Task instructions: Omit any picture, and return the remaining data exactly as written.
* Start Supplied information *
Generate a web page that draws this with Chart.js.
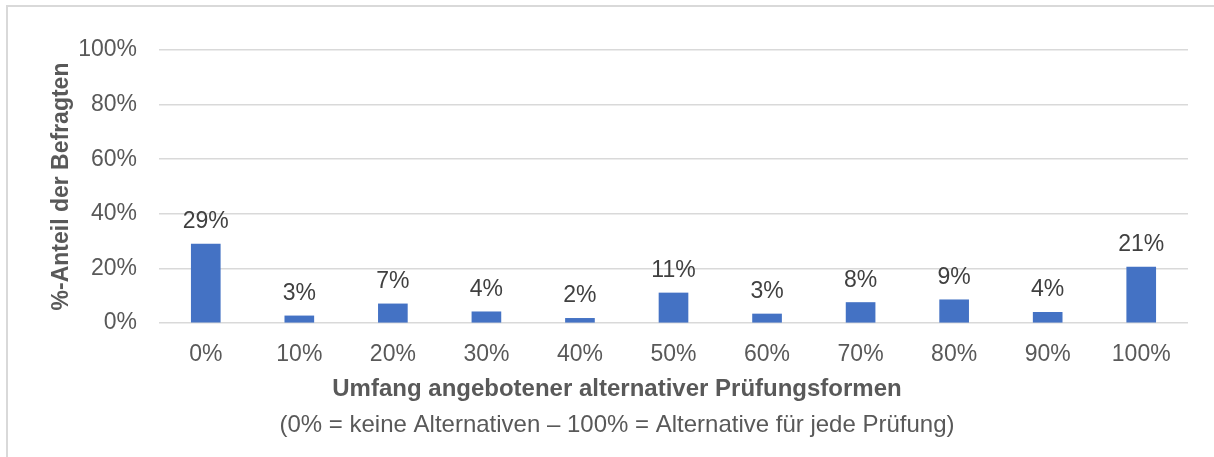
<!DOCTYPE html>
<html lang="de">
<head>
  <meta charset="utf-8" />
  <title>Umfang alternativer Prüfungsformen</title>
  <script src="https://cdn.jsdelivr.net/npm/chart.js@4.4.0/dist/chart.umd.min.js"></script>
  <style>
    html, body { margin: 0; padding: 0; background: #ffffff; overflow: hidden; }
    .frame {
      position: absolute; left: 6px; top: 5px; width: 1400px; height: 600px;
      border: 2px solid #d9d9d9;
    }
    .box { position: absolute; left: 0; top: 0; width: 1214px; height: 457px; }
  </style>
</head>
<body>
  <div class="frame"></div>
  <div class="box"><canvas id="chart" width="1214" height="457"></canvas></div>

  <script>
    // categories (share of exams with an alternative form)
    const categories = ["0%", "10%", "20%", "30%", "40%", "50%", "60%", "70%", "80%", "90%", "100%"];
    // share of respondents in percent
    const shares = [28.9, 2.6, 7.0, 4.1, 1.7, 11.0, 3.3, 7.5, 8.5, 3.9, 20.5];
    const yTicks = [0, 20, 40, 60, 80, 100];

    const yTitle = "%-Anteil der Befragten";
    const xTitle = "Umfang angebotener alternativer Prüfungsformen";
    const xNote = "(0% = keine Alternativen – 100% = Alternative für jede Prüfung)";

    const fontFamily = "'Liberation Sans', Arial, sans-serif";

    // value labels above the bars
    const barLabels = {
      id: "barLabels",
      afterDatasetsDraw(chart) {
        const ctx = chart.ctx;
        const meta = chart.getDatasetMeta(0);
        ctx.save();
        ctx.font = "23px " + fontFamily;
        ctx.fillStyle = "#404040";
        ctx.textAlign = "center";
        ctx.textBaseline = "alphabetic";
        meta.data.forEach((bar, i) => {
          ctx.fillText(Math.round(shares[i]) + "%", bar.x, bar.y - 16);
        });
        ctx.restore();
      }
    };

    new Chart(document.getElementById("chart"), {
      type: "bar",
      plugins: [barLabels],
      data: {
        labels: categories,
        datasets: [{
          data: shares,
          backgroundColor: "#4472c4",
          borderWidth: 0,
          barThickness: 29
        }]
      },
      options: {
        responsive: false,
        animation: false,
        layout: { padding: { left: 46, right: 26, top: 50, bottom: 0 } },
        plugins: {
          legend: { display: false },
          tooltip: { enabled: false },
          subtitle: {
            display: true,
            position: "bottom",
            text: xTitle,
            color: "#595959",
            font: { family: fontFamily, size: 24, weight: "bold", lineHeight: 1.2 },
            padding: { top: 0, bottom: 7.2 }
          },
          title: {
            display: true,
            position: "bottom",
            text: xNote,
            color: "#595959",
            font: { family: fontFamily, size: 24, weight: "normal", lineHeight: 1.2 },
            padding: { top: 0, bottom: 17.6 }
          }
        },
        scales: {
          x: {
            grid: { display: false },
            border: { display: false },
            ticks: {
              color: "#595959",
              font: { family: fontFamily, size: 23 },
              padding: 10,
              maxRotation: 0,
              autoSkip: false
            },
            afterFit(scale) { scale.height = 51.6; }
          },
          y: {
            min: 0,
            max: 100,
            afterBuildTicks(scale) { scale.ticks = yTicks.map(v => ({ value: v })); },
            grid: { color: "#d9d9d9", lineWidth: 1.5, drawTicks: false },
            border: { display: false },
            ticks: {
              color: "#595959",
              font: { family: fontFamily, size: 23 },
              padding: 22,
              callback: v => v + "%"
            },
            title: {
              display: true,
              text: yTitle,
              color: "#595959",
              font: { family: fontFamily, size: 23, weight: "bold", lineHeight: 1.2 },
              padding: { top: 1.5, bottom: 0 }
            },
            afterFit(scale) { scale.width = 113; }
          }
        }
      }
    });
  </script>
</body>
</html>
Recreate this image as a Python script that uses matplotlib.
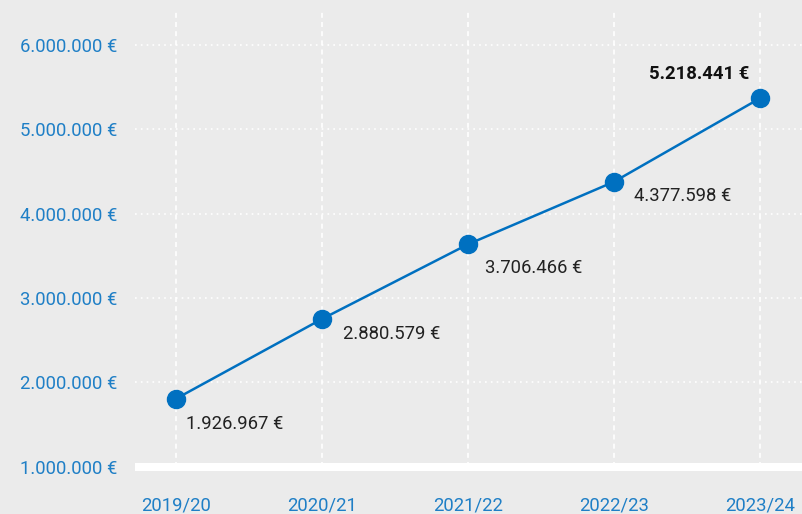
* End Supplied information *
Written answer:
Generate a web page that draws this with Chart.js.
<!DOCTYPE html>
<html lang="de">
<head>
  <meta charset="utf-8" />
  <title>Umfang alternativer Prüfungsformen</title>
  <script src="https://cdn.jsdelivr.net/npm/chart.js@4.4.0/dist/chart.umd.min.js"></script>
  <style>
    html, body { margin: 0; padding: 0; background: #ffffff; overflow: hidden; }
    .frame {
      position: absolute; left: 6px; top: 5px; width: 1400px; height: 600px;
      border: 2px solid #d9d9d9;
    }
    .box { position: absolute; left: 0; top: 0; width: 1214px; height: 457px; }
  </style>
</head>
<body>
  <div class="frame"></div>
  <div class="box"><canvas id="chart" width="1214" height="457"></canvas></div>

  <script>
    // categories (share of exams with an alternative form)
    const categories = ["0%", "10%", "20%", "30%", "40%", "50%", "60%", "70%", "80%", "90%", "100%"];
    // share of respondents in percent
    const shares = [28.9, 2.6, 7.0, 4.1, 1.7, 11.0, 3.3, 7.5, 8.5, 3.9, 20.5];
    const yTicks = [0, 20, 40, 60, 80, 100];

    const yTitle = "%-Anteil der Befragten";
    const xTitle = "Umfang angebotener alternativer Prüfungsformen";
    const xNote = "(0% = keine Alternativen – 100% = Alternative für jede Prüfung)";

    const fontFamily = "'Liberation Sans', Arial, sans-serif";

    // value labels above the bars
    const barLabels = {
      id: "barLabels",
      afterDatasetsDraw(chart) {
        const ctx = chart.ctx;
        const meta = chart.getDatasetMeta(0);
        ctx.save();
        ctx.font = "23px " + fontFamily;
        ctx.fillStyle = "#404040";
        ctx.textAlign = "center";
        ctx.textBaseline = "alphabetic";
        meta.data.forEach((bar, i) => {
          ctx.fillText(Math.round(shares[i]) + "%", bar.x, bar.y - 16);
        });
        ctx.restore();
      }
    };

    new Chart(document.getElementById("chart"), {
      type: "bar",
      plugins: [barLabels],
      data: {
        labels: categories,
        datasets: [{
          data: shares,
          backgroundColor: "#4472c4",
          borderWidth: 0,
          barThickness: 29
        }]
      },
      options: {
        responsive: false,
        animation: false,
        layout: { padding: { left: 46, right: 26, top: 50, bottom: 0 } },
        plugins: {
          legend: { display: false },
          tooltip: { enabled: false },
          subtitle: {
            display: true,
            position: "bottom",
            text: xTitle,
            color: "#595959",
            font: { family: fontFamily, size: 24, weight: "bold", lineHeight: 1.2 },
            padding: { top: 0, bottom: 7.2 }
          },
          title: {
            display: true,
            position: "bottom",
            text: xNote,
            color: "#595959",
            font: { family: fontFamily, size: 24, weight: "normal", lineHeight: 1.2 },
            padding: { top: 0, bottom: 17.6 }
          }
        },
        scales: {
          x: {
            grid: { display: false },
            border: { display: false },
            ticks: {
              color: "#595959",
              font: { family: fontFamily, size: 23 },
              padding: 10,
              maxRotation: 0,
              autoSkip: false
            },
            afterFit(scale) { scale.height = 51.6; }
          },
          y: {
            min: 0,
            max: 100,
            afterBuildTicks(scale) { scale.ticks = yTicks.map(v => ({ value: v })); },
            grid: { color: "#d9d9d9", lineWidth: 1.5, drawTicks: false },
            border: { display: false },
            ticks: {
              color: "#595959",
              font: { family: fontFamily, size: 23 },
              padding: 22,
              callback: v => v + "%"
            },
            title: {
              display: true,
              text: yTitle,
              color: "#595959",
              font: { family: fontFamily, size: 23, weight: "bold", lineHeight: 1.2 },
              padding: { top: 1.5, bottom: 0 }
            },
            afterFit(scale) { scale.width = 113; }
          }
        }
      }
    });
  </script>
</body>
</html>
Recreate this image as a Python script that uses matplotlib.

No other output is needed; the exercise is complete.